When a mobile exits one zone in order to enter another, the preservation of frequency permits a soft handover. When a mobile is in a soft handover state, it has available several distinctive codes of zones for listening to several base nodes, each base node having available at least one distinctive code of the mobile for listening to the mobile. By means of known techniques, the RNC then manages the downlinks to the mobile and the uplinks from the mobile in such a way as to ensure continuity of communication on handover from one zone to another.
With a multisector antenna, when a mobile exits a sector in order to enter another, the preservation of frequency permits a softer handover. When a mobile is in a softer handover state, it has available several distinctive codes of sectors for listening to the base node on the basis of several main directions of the antenna, the base node then listening to the mobile on the basis of these same main directions of the antenna. By means of known techniques, the base node then manages the downlinks to the mobile and the uplinks from the mobile in such a way as to ensure continuity of communication on handover from one sector to another.

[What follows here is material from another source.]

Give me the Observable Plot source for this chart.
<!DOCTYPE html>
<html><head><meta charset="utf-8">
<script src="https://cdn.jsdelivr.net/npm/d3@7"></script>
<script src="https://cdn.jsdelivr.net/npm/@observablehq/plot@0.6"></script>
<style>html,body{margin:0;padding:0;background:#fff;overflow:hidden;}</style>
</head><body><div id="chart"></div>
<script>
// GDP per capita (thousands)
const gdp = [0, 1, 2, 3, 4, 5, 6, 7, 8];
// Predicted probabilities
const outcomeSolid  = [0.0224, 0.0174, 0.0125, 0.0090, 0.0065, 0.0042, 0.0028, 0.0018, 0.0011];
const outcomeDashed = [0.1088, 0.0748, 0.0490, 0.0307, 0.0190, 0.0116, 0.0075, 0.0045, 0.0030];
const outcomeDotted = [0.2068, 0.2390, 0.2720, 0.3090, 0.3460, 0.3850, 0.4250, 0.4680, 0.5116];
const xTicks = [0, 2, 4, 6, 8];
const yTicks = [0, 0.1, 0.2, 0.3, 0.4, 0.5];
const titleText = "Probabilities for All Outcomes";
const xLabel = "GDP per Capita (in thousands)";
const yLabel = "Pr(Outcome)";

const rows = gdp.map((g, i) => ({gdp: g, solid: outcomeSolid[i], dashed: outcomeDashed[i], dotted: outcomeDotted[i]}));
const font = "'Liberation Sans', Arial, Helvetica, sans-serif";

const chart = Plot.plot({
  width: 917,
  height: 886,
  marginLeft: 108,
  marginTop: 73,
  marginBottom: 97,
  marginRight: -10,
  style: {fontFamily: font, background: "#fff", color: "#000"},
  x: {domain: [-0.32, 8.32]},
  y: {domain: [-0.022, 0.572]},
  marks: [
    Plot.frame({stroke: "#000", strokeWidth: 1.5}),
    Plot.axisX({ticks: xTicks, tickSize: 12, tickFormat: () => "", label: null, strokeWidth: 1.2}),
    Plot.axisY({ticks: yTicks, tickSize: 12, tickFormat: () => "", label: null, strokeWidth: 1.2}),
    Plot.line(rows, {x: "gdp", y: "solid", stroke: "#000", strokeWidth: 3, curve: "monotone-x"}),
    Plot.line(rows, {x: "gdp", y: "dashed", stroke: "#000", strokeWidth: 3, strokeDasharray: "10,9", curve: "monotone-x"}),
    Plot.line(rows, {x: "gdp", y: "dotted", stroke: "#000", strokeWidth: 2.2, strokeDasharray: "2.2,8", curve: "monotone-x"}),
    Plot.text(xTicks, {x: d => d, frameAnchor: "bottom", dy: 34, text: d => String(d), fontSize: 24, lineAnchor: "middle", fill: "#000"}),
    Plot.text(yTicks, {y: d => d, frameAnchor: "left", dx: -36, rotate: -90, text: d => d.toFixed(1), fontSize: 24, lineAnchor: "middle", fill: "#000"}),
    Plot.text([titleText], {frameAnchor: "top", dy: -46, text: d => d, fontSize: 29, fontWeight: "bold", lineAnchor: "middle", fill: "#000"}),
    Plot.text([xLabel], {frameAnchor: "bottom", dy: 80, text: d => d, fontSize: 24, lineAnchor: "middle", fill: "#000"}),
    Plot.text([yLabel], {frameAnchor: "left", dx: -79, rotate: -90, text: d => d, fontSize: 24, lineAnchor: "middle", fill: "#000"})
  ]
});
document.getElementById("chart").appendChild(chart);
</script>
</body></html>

A problem arises, however, when the mobile is moving within the vicinity of a border between sectors, possibly making return trips from one sector to another. There may then be an undue number of softer handovers which among other things have the drawback of greater consumption of radiating power induced by the transmission of the antenna along two main directions and possibly by a larger power called for from the mobile to compensate for the reception losses induced at the border by the angular distancing of the mobile from each of the main directions.
A problem also arises when the mobile is travelling both in the vicinity of a border between sectors and of a border between zones, on account of the competing of a soft handover and of a softer handover.